This is a thoughtful and world-building departure from canon, building Harry's support system with Sirius and the Black family. Starting after the end of third-year, there's a twist which becomes apparent (through author's notes, which are augmentative and sometimes very useful, and other times not) and diverges pretty exceptionally from the same old terrible summer at the Dursley's-finish up at the Weasley's motif that we've come to expect.
Harry starts adjusting to having a godfather, Hermione's family is introduced more, Ron tries an independent study, and the Goblet of Fire has a very different impact on the Trio's 4th year. Dumbledore is just as manipulative as canon, but he's not the tropish "manuipulative old coot/goat", and there's no all-out war. Harry isn't super-powered, Ron's only as idiotic as normal 14 year old boys, and Hermione is still a know-it-all, but now she's a bit more than just that.
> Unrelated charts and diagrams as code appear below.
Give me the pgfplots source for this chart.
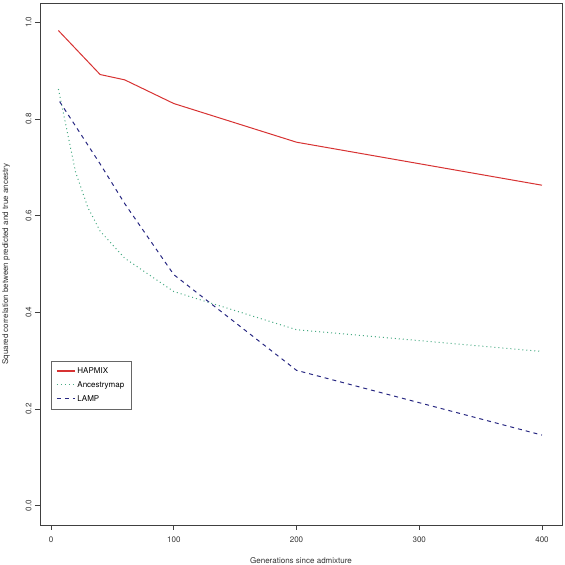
\documentclass[border=0pt]{standalone}
\usepackage{fontspec}
\setmainfont{TeX Gyre Heros}
\usepackage{pgfplots}
\pgfplotsset{compat=1.18}
\definecolor{hapmix}{RGB}{215,50,50}
\definecolor{anc}{RGB}{70,170,130}
\definecolor{lamp}{RGB}{40,40,130}
\begin{document}
\begin{tikzpicture}
\useasboundingbox (-40pt,-40pt) rectangle (525pt,525pt);
\begin{axis}[
  at={(0pt,0pt)}, anchor=south west,
  scale only axis, width=522pt, height=522pt,
  xmin=-9, xmax=416.3, ymin=-0.04, ymax=1.04,
  xtick={0,100,200,300,400},
  ytick={0,0.2,0.4,0.6,0.8,1.0},
  yticklabel style={/pgf/number format/fixed,/pgf/number format/fixed zerofill,/pgf/number format/precision=1},
  /pgf/number format/assume math mode=true,
  tick align=outside, tick pos=lower, major tick length=5pt,
  every tick/.style={black!75, line width=0.6pt},
  axis line style={black!75, line width=0.7pt},
  tick label style={font=\fontsize{8}{9}\selectfont, text=black!80},
  xticklabel style={yshift=-3pt},
  yticklabel style={rotate=90, anchor=south},
  label style={font=\fontsize{8}{9}\selectfont, text=black!80},
  xlabel={Generations since admixture},
  ylabel={Squared correlation between predicted and true ancestry},
  xlabel style={at={(axis description cs:0.5,-0.069)}, anchor=center},
  ylabel style={at={(axis description cs:-0.065,0.5)}, anchor=center, rotate=0},
  legend style={at={(rel axis cs:0.0211,0.3148)}, anchor=north west, draw=black!60,
    font=\fontsize{8}{9}\selectfont, inner xsep=5pt, inner ysep=4.5pt, row sep=2.6pt},
  legend cell align=left,
]
\addplot[draw=hapmix, line width=1pt,
  legend image code/.code={\draw[draw=hapmix, line width=1.2pt] (0pt,0pt) -- (18pt,0pt);}] coordinates {
 (6,0.983) (40,0.892) (60,0.881) (100,0.832) (200,0.752) (400,0.663)};
\addlegendentry{HAPMIX}
\addplot[draw=anc, line width=1pt, dash pattern=on 1pt off 3pt,
  legend image code/.code={\draw[draw=anc, line width=1pt, dash pattern=on 1pt off 3pt] (0pt,0pt) -- (18pt,0pt);}] coordinates {
 (6,0.862) (20,0.69) (30,0.617) (40,0.568) (60,0.512) (100,0.443) (200,0.364) (400,0.319)};
\addlegendentry{Ancestrymap}
\addplot[draw=lamp, line width=1pt, dash pattern=on 4pt off 4pt,
  legend image code/.code={\draw[draw=lamp, line width=1pt, dash pattern=on 4pt off 4pt] (0pt,0pt) -- (18pt,0pt);}] coordinates {
 (7,0.836) (40,0.707) (60,0.625) (100,0.478) (200,0.280) (400,0.146)};
\addlegendentry{LAMP}
\end{axis}
\end{tikzpicture}
\end{document}
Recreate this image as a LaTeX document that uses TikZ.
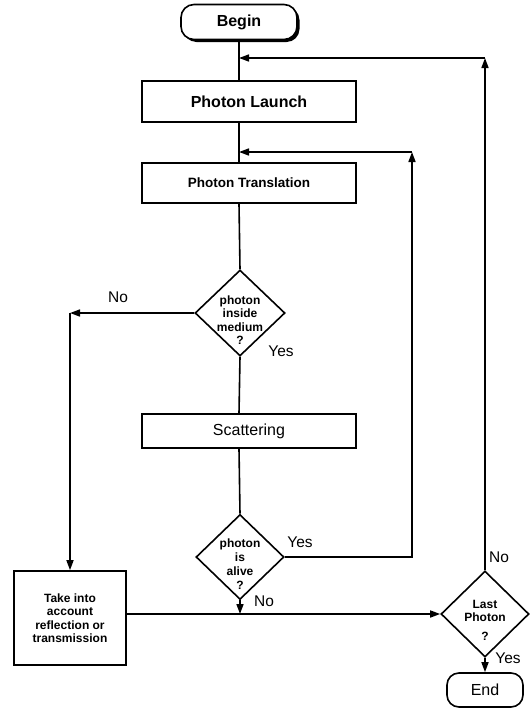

Highly enjoyable, I'm already reading the next in the series the glass fortress (Brilliant Difficulty #2). (Honestly, I'd read this before, and started glass fortress before, but it got buried in my bookmarks on AO3 and I forgot about it until I saw it come up again on reddit. I was glad to be reminded.)
It's a hard story to judge! It is pretty heavy story with all issues addressed. Almost every character has a lot of baggage and questionable decisions!
I enjoyed reading it. But I wouldn't recommend it to people who like soft 'everything-is-going-well' fix-it fics!
The brilliantly difficult series is a top contender for my favourite fanfic series. It's ambitious, and it sometimes fails, but especially if you read the one-shots, the author ties it together so well. Possibly the only AO3 author I will read no matter what.